The school was no better, she was bullied and ill-treated. “My peers didn’t understand my condition and lacked sensitivity towards me. I remember being left alone because they believed I had a contagious disease,” she says.

She was also forced to be home-schooled many times as most schools were not disabled-friendly back then. By the time Balalatha reached Class 8, she was already battling depression when she decided to speak to her parents.

“As much as it would hurt, I had to ask them to give up on their expectation of a miracle. I asked them to stop the medication and accept the fact that, for polio, there is no cure, only prevention,” she shares.

Then, she recalls a point in her life when she had to choose between two roads — end her life or choose to become something meaningful. “And I choose the latter,” says Balalatha. She made it her life mission to become an IAS officer.

“I think the idea to pursue civil services came from a magazine that showed pictures of civil servants. My young adult self thought that if I could get a great rank and crack the paper, I could prove myself to society,” she recalls.

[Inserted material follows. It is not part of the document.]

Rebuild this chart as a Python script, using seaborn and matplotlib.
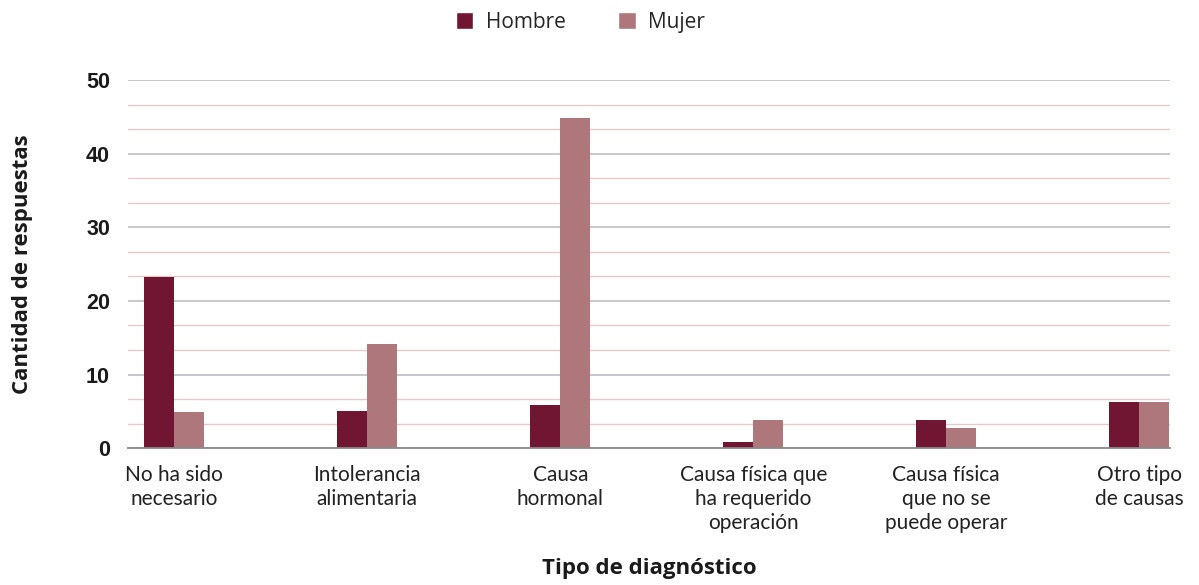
import pandas as pd
import matplotlib.pyplot as plt
import seaborn as sns
from matplotlib.ticker import MultipleLocator
from matplotlib.patches import Patch

categorias = ['No ha sido\nnecesario', 'Intolerancia\nalimentaria', 'Causa\nhormonal',
              'Causa física que\nha requerido\noperación', 'Causa física\nque no se\npuede operar',
              'Otro tipo\nde causas']
hombre = [23.3, 5, 5.8, 0.8, 3.8, 6.2]
mujer = [4.9, 14.1, 44.8, 3.8, 2.8, 6.2]
series = ['Hombre', 'Mujer']
colores = {'Hombre': '#701632', 'Mujer': '#ad777b'}

df = pd.DataFrame({
    'categoria': categorias * 2,
    'sexo': ['Hombre'] * len(categorias) + ['Mujer'] * len(categorias),
    'valor': hombre + mujer,
})

sns.set_style('white')
plt.rcParams['font.family'] = ['Liberation Sans', 'DejaVu Sans']

fig = plt.figure(figsize=(11.99, 5.85), dpi=100)
ax = fig.add_axes([0.1068, 0.234, 0.869, 0.629])

sns.barplot(data=df, x='categoria', y='valor', hue='sexo', hue_order=series,
            palette=colores, width=0.31, saturation=1, linewidth=0, ax=ax,
            legend=False, zorder=3)

ax.set_xlim(-0.24, 5.16)
ax.set_ylim(0, 50)
ax.yaxis.set_major_locator(MultipleLocator(10))
ax.yaxis.set_minor_locator(MultipleLocator(10 / 3))
ax.grid(axis='y', which='major', color='#bdbdc2', linewidth=1.2, zorder=0)
ax.grid(axis='y', which='minor', color='#e6c9c9', linewidth=1.0, zorder=0)
ax.grid(axis='x', visible=False)
for s in ['top', 'right', 'left']:
    ax.spines[s].set_visible(False)
ax.spines['bottom'].set_color('#8a8a8a')
ax.spines['bottom'].set_linewidth(1.3)
ax.spines['bottom'].set_zorder(4)
ax.tick_params(axis='both', which='both', length=0)
ax.tick_params(axis='x', pad=12)
ax.tick_params(axis='y', pad=13)

for lab in ax.get_yticklabels():
    lab.set_fontsize(15.5)
    lab.set_fontweight('bold')
    lab.set_color('#1a1a1a')
for lab in ax.get_xticklabels():
    lab.set_fontsize(15)
    lab.set_family('Lato')
    lab.set_color('#222222')
    lab.set_linespacing(1.25)

ax.set_xlabel('Tipo de diagnóstico', fontsize=16, fontweight='bold', family='Open Sans',
              color='#1a1a1a', labelpad=18)
ax.set_ylabel('Cantidad de respuestas', fontsize=16, fontweight='bold', family='Open Sans',
              color='#1a1a1a', labelpad=38)

handles = [Patch(facecolor=colores[s], label=s) for s in series]
fig.legend(handles=handles, loc='upper center', bbox_to_anchor=(0.484, 1.012), ncol=2,
           frameon=False, handlelength=0.85, handleheight=0.85, columnspacing=2.5,
           handletextpad=0.6, prop={'family': 'Open Sans', 'size': 15})

fig.savefig('out.png', dpi=100)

After several sleepless nights, in 2004, she finally cleared the UPSC CSE (and then again in 2016!). However, it took about two years for the Government to identify a suitable posting for her due to her disability.

Over those two years, Balalatha began mentoring students casually, discovering her passion for teaching and aspiring to pursue that career path. After serving in the Ministry of Defense for several years, in 2018, she decided to return home and become an educator by opening her own coaching centre.

“I returned to Hyderabad, and it has been 18 years of pure joy since. I have lost count of how many students I have taught so far. I teach around 2,000 to 3,000 students every year,” she says.

To reach rural students, Balalatha also has a YouTube channel in Telugu that can be accessed for free.